**Exercise task**
Retype exactly the lines from the first one through the line with "ax_bot = fig.add_axes([88", including both ends; skip any pictures.

****************

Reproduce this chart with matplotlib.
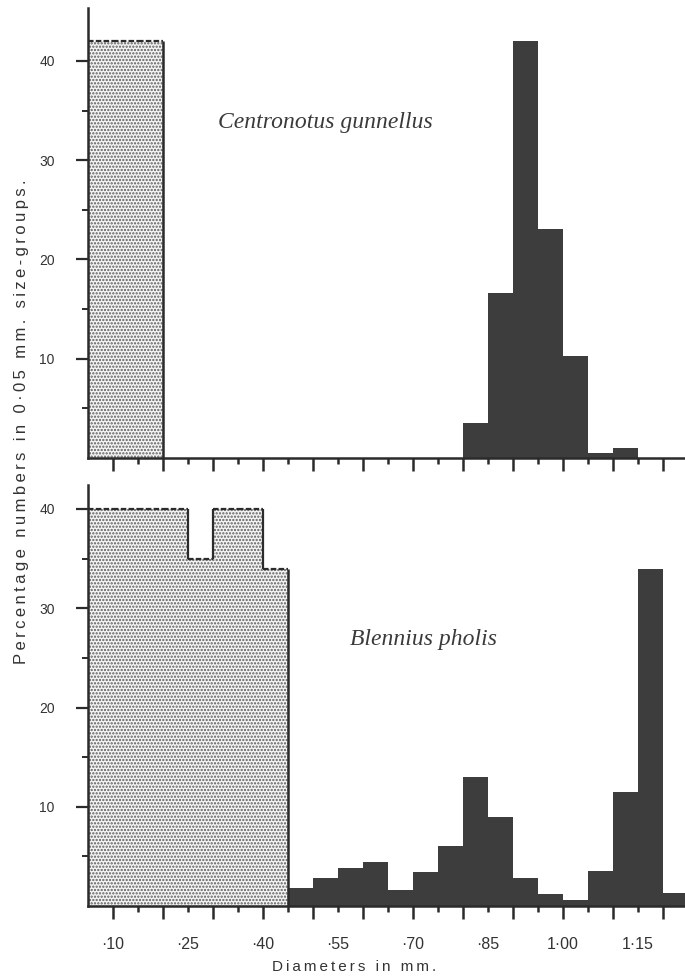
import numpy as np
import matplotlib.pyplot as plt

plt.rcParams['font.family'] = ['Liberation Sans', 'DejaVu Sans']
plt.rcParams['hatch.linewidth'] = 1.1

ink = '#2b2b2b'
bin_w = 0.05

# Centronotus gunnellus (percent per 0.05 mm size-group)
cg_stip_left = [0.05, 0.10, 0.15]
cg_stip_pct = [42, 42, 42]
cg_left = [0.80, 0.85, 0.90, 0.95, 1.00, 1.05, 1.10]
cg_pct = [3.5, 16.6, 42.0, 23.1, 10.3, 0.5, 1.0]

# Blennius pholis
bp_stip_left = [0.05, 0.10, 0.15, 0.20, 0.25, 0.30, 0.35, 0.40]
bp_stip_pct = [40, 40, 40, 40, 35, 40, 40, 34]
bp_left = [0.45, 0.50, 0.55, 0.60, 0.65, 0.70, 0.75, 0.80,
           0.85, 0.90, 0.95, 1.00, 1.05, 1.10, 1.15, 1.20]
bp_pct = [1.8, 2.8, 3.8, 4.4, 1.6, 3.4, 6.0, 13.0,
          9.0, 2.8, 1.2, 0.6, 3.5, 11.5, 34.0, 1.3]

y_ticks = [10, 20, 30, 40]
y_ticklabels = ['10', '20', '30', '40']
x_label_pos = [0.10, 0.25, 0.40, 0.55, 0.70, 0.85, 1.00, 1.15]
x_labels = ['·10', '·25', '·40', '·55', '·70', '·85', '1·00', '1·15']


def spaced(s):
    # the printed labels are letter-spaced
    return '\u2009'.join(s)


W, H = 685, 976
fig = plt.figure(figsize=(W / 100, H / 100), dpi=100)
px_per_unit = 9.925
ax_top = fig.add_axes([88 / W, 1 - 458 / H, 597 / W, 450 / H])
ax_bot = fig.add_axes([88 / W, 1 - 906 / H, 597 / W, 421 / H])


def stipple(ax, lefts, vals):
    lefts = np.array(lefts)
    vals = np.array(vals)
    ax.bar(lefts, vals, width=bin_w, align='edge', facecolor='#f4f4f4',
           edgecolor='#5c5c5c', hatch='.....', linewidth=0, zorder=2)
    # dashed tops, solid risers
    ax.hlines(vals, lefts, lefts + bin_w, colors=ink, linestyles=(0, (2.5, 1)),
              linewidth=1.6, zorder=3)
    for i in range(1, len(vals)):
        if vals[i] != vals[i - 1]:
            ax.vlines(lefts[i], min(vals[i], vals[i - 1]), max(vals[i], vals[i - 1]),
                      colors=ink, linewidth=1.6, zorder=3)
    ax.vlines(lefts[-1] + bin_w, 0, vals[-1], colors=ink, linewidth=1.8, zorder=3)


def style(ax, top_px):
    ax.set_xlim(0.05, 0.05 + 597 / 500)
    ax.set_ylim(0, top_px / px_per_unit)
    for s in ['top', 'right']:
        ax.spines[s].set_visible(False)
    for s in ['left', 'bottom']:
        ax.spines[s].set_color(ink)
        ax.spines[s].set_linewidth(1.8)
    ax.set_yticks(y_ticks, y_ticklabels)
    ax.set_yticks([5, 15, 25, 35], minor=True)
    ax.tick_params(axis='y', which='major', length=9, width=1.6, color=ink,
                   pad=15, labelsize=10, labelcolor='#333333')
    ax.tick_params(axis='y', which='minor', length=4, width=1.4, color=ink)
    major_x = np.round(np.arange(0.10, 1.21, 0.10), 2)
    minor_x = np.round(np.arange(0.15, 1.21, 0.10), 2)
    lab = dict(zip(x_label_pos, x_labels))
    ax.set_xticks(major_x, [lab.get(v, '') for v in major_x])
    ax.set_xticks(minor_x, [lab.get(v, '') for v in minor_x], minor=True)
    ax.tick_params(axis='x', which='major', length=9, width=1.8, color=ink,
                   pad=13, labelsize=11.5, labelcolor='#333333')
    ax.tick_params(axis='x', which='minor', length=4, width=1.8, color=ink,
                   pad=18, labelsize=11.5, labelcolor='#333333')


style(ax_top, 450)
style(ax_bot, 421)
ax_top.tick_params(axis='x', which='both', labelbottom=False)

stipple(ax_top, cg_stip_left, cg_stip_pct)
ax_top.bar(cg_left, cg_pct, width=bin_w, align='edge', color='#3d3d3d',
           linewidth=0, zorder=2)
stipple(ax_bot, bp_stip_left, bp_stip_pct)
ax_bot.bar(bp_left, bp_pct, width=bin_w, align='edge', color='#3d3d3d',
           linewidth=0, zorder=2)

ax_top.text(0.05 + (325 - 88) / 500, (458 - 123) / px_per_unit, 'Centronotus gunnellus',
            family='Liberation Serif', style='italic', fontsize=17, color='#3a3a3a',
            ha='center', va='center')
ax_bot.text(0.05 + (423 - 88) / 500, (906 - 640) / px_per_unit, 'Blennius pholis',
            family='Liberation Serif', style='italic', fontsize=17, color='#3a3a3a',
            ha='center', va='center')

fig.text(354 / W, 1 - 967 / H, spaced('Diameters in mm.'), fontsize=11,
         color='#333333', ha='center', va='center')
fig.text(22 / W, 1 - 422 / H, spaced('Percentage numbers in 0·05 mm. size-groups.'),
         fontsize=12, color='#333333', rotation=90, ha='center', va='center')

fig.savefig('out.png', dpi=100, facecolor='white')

****************

**Answer**
Reproduce this chart with matplotlib.
import numpy as np
import matplotlib.pyplot as plt

plt.rcParams['font.family'] = ['Liberation Sans', 'DejaVu Sans']
plt.rcParams['hatch.linewidth'] = 1.1

ink = '#2b2b2b'
bin_w = 0.05

# Centronotus gunnellus (percent per 0.05 mm size-group)
cg_stip_left = [0.05, 0.10, 0.15]
cg_stip_pct = [42, 42, 42]
cg_left = [0.80, 0.85, 0.90, 0.95, 1.00, 1.05, 1.10]
cg_pct = [3.5, 16.6, 42.0, 23.1, 10.3, 0.5, 1.0]

# Blennius pholis
bp_stip_left = [0.05, 0.10, 0.15, 0.20, 0.25, 0.30, 0.35, 0.40]
bp_stip_pct = [40, 40, 40, 40, 35, 40, 40, 34]
bp_left = [0.45, 0.50, 0.55, 0.60, 0.65, 0.70, 0.75, 0.80,
           0.85, 0.90, 0.95, 1.00, 1.05, 1.10, 1.15, 1.20]
bp_pct = [1.8, 2.8, 3.8, 4.4, 1.6, 3.4, 6.0, 13.0,
          9.0, 2.8, 1.2, 0.6, 3.5, 11.5, 34.0, 1.3]

y_ticks = [10, 20, 30, 40]
y_ticklabels = ['10', '20', '30', '40']
x_label_pos = [0.10, 0.25, 0.40, 0.55, 0.70, 0.85, 1.00, 1.15]
x_labels = ['·10', '·25', '·40', '·55', '·70', '·85', '1·00', '1·15']


def spaced(s):
    # the printed labels are letter-spaced
    return '\u2009'.join(s)


W, H = 685, 976
fig = plt.figure(figsize=(W / 100, H / 100), dpi=100)
px_per_unit = 9.925
ax_top = fig.add_axes([88 / W, 1 - 458 / H, 597 / W, 450 / H])
ax_bot = fig.add_axes([88 / W, 1 - 906 / H, 597 / W, 421 / H])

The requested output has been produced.